Florida Court of Appeals, Second District

July 13, 2018

FCCI COMMERCIAL INSURANCE COMPANY, Appellant,
v.
EMPIRE INDEMNITY INSURANCE COMPANY, as subrogee and assignee of LAKEVIEW AT CARLTON LAKES CONDOMINIUM ASSOCIATION, INC.; PATNODE ROOFING, INC.; CELERITY CONSTRUCTION, INC.; and NTC DEVELOPMENT, LTD., Appellees.

         NOT FINAL UNTIL TIME EXPIRES TO FILE REHEARING MOTION AND, IF FILED, DETERMINED

          Appeal from the Circuit Court for Collier County; Cynthia A. Pivacek and Lauren L. Brodie, Judges.

          Robert M. Darroch and Chad W. Bickerton of Goodman McGuffey LLP, Sarasota, for Appellant.

          Wayne M. Alder and Andrew M. Greenidge of Kaufman Dolowich & Voluck, LLP, Boca Raton, for Appellee Empire Indemnity Insurance Company.

         No appearance for remaining Appellees.

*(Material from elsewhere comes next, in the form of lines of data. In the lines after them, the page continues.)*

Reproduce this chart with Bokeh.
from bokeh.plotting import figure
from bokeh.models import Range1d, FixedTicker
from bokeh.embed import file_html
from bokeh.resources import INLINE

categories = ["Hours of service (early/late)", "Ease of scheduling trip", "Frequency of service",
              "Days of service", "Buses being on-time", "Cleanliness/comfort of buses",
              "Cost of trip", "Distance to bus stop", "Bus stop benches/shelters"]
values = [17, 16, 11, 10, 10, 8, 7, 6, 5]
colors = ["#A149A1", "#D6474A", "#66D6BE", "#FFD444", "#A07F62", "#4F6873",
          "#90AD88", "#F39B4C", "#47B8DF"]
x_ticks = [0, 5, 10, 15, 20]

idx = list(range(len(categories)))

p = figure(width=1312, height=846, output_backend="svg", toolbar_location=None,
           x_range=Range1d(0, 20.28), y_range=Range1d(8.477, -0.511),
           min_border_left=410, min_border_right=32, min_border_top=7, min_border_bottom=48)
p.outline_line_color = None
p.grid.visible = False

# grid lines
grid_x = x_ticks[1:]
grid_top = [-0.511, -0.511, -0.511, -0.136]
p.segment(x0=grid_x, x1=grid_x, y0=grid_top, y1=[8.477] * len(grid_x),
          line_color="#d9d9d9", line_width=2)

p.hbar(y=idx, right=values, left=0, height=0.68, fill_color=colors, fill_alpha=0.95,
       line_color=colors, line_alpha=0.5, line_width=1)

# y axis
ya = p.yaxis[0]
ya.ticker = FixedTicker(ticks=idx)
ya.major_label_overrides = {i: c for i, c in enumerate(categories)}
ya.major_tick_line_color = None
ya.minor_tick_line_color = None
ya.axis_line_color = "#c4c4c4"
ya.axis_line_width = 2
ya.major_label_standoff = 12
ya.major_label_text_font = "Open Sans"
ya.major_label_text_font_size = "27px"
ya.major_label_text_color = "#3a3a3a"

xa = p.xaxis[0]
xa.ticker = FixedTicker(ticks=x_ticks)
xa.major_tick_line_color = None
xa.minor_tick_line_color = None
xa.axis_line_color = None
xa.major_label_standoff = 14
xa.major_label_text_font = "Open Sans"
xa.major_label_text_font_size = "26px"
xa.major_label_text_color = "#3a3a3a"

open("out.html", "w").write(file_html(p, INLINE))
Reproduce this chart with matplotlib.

          ROTHSTEIN-YOUAKIM, JUDGE.

         FCCI Commercial Insurance Company (FCCI) appeals the trial court's order awarding attorney's fees to Empire Indemnity Insurance Company (Empire), as subrogee and assignee of Lakeview at Carlton Lakes Condominium Association, Inc., under the trial court's inherent authority to impose sanctions for egregious or bad-faith conduct. FCCI had retained an attorney to defend its insureds, Celerity Construction, Inc. (Celerity), and NTC Development, Ltd. (NTC), in Empire's construction-defect action, but on Empire's motion, the trial court disqualified the attorney for misconduct and determined that Empire was entitled to unspecified attorney's fees and costs "in connection with" the motion (the 2012 order). After FCCI intervened and moved for summary judgment on the fee issue, the court held a hearing and awarded Empire attorney's fees as a sanction against FCCI based on its finding that FCCI "did direct and orchestrate" the attorney's misconduct (the 2016 order).[1] Because the evidence did not support a finding that FCCI had engaged in egregious or bad-faith conduct, we reverse the award of fees and direct the trial court to enter summary judgment in FCCI's favor on Empire's supplemental precautionary motion for attorney fees.[2]

         Background

         In the 2012 order, the trial court determined that the attorney had improperly initiated direct contact with a represented party, had improperly obtained privileged documents from that represented party and then forwarded them to other defendants rather than informing the sender, and, in so doing, had violated various Rules of Civil Procedure and Rules Regulating the Florida Bar. Accordingly, the court disqualified the attorney. The court also generally granted Empire's request for sanctions by determining that Empire was entitled to attorney's fees. Celerity and NTC sought certiorari review of the 2012 order, and this court denied their petition per curiam. See Celerity Constr., Inc. v. Empire Indem. Ins. Co., 125 So.3d 1026 (Fla. 2d DCA 2013) (table decision).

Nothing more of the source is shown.